The Biden administration is facing its biggest crisis yet in the wake of the Taliban’s seizing control of Afghanistan — a dismal finale to the 20-year war fought in the war-torn country across both Democrat and Republican administrations. Though the U.S. military has evacuated thousands of Americans and Afghan nationals from Hamid Karzai International Airport this week, the government remains unaware of how many of its citizens remain in Taliban-controlled territory.

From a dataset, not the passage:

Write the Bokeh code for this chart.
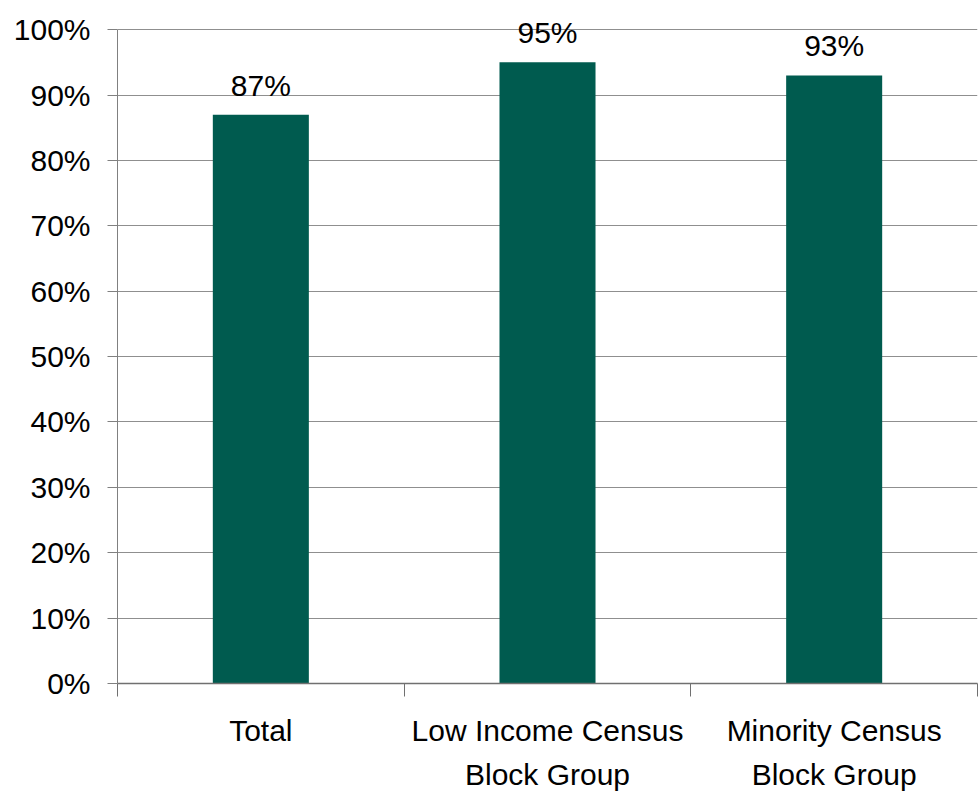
from bokeh.plotting import figure
from bokeh.models import (Range1d, FixedTicker, NumeralTickFormatter, ColumnDataSource, LabelSet)
from bokeh.core.properties import value
from bokeh.embed import file_html
from bokeh.resources import INLINE

categories = ["Total", "Low Income Census\nBlock Group", "Minority Census\nBlock Group"]
values = [0.87, 0.95, 0.93]
value_labels = ["87%", "95%", "93%"]
y_ticks = [0.0, 0.1, 0.2, 0.3, 0.4, 0.5, 0.6, 0.7, 0.8, 0.9, 1.0]

FONT = "Liberation Sans"
FS = "30px"
BAR = "#005B4F"

centers = [i + 0.5 for i in range(len(categories))]
bounds = [i for i in range(len(categories) + 1)]

p = figure(width=979, height=796, output_backend="svg", toolbar_location=None,
           x_range=Range1d(0, len(categories)), y_range=Range1d(0, 1.04),
           min_border_left=117, min_border_right=2, min_border_top=3, min_border_bottom=113)
p.outline_line_color = None
p.background_fill_color = "white"
p.border_fill_color = "white"

src = ColumnDataSource(dict(x=centers, top=values, lab=value_labels))
p.vbar(x="x", top="top", width=0.335, bottom=0, source=src, fill_color=BAR, line_color=None)

labels = LabelSet(x="x", y="top", text="lab", source=src, y_offset=19,
                  text_align="center", text_baseline="alphabetic",
                  text_font=value(FONT), text_font_size=value(FS), text_color="black")
p.add_layout(labels)

# y axis
p.yaxis.ticker = FixedTicker(ticks=y_ticks)
p.yaxis.bounds = (0, 1)
p.yaxis.formatter = NumeralTickFormatter(format="0%")
p.yaxis.axis_line_color = "#808080"
p.yaxis.major_tick_line_color = "#808080"
p.yaxis.major_tick_in = 0
p.yaxis.major_tick_out = 10
p.yaxis.minor_tick_line_color = None
p.yaxis.major_label_text_font = FONT
p.yaxis.major_label_text_font_size = FS
p.yaxis.major_label_text_color = "black"
p.yaxis.major_label_standoff = 17

p.ygrid.ticker = FixedTicker(ticks=y_ticks)
p.ygrid.grid_line_color = "#8f8f8f"
p.xgrid.grid_line_color = None

# x axis: labels at centers, separator ticks at bounds
p.xaxis.ticker = FixedTicker(ticks=centers, minor_ticks=bounds)
p.xaxis.major_label_overrides = {c: cat for c, cat in zip(centers, categories)}
p.xaxis.axis_line_color = "#707070"
p.xaxis.axis_line_width = 1.5
p.xaxis.major_tick_line_color = None
p.xaxis.major_tick_in = 0
p.xaxis.major_tick_out = 0
p.xaxis.minor_tick_line_color = "#707070"
p.xaxis.minor_tick_in = 0
p.xaxis.minor_tick_out = 13
p.xaxis.major_label_text_font = FONT
p.xaxis.major_label_text_font_size = FS
p.xaxis.major_label_text_color = "black"
p.xaxis.major_label_text_line_height = 1.35
p.xaxis.major_label_standoff = 17

open("out.html", "w").write(file_html(p, INLINE))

Thus far, the U.S. military has refused to collect Americans and others from behind enemy lines — even after France has successfully conducted several missions.
In another concerning turn of events, Defense Secretary Lloyd Austin told House lawmakers Friday that Americans have been beaten by the Taliban in Kabul, calling the violence “unacceptable,” according to Politico‘s Andrew Desiderio:
Meanwhile, Biden is scheduled to address the fallout in Afghanistan when he meets virtually with G7 allies next week.
“What we’re gonna be doing is we’re gonna be putting together a group of the G7, the folks that we work with the most — to — I was on the phone with — with [German Chancellor] Angela Merkel today. I was on the phone with the British prime minister. I’m gonna be talking to [French President Emmanuel] Macron in France to make sure we have a coherent view of how we’re gonna deal from this point on,” the president told ABC News’s George Stephanopoulos during an interview on Wednesday.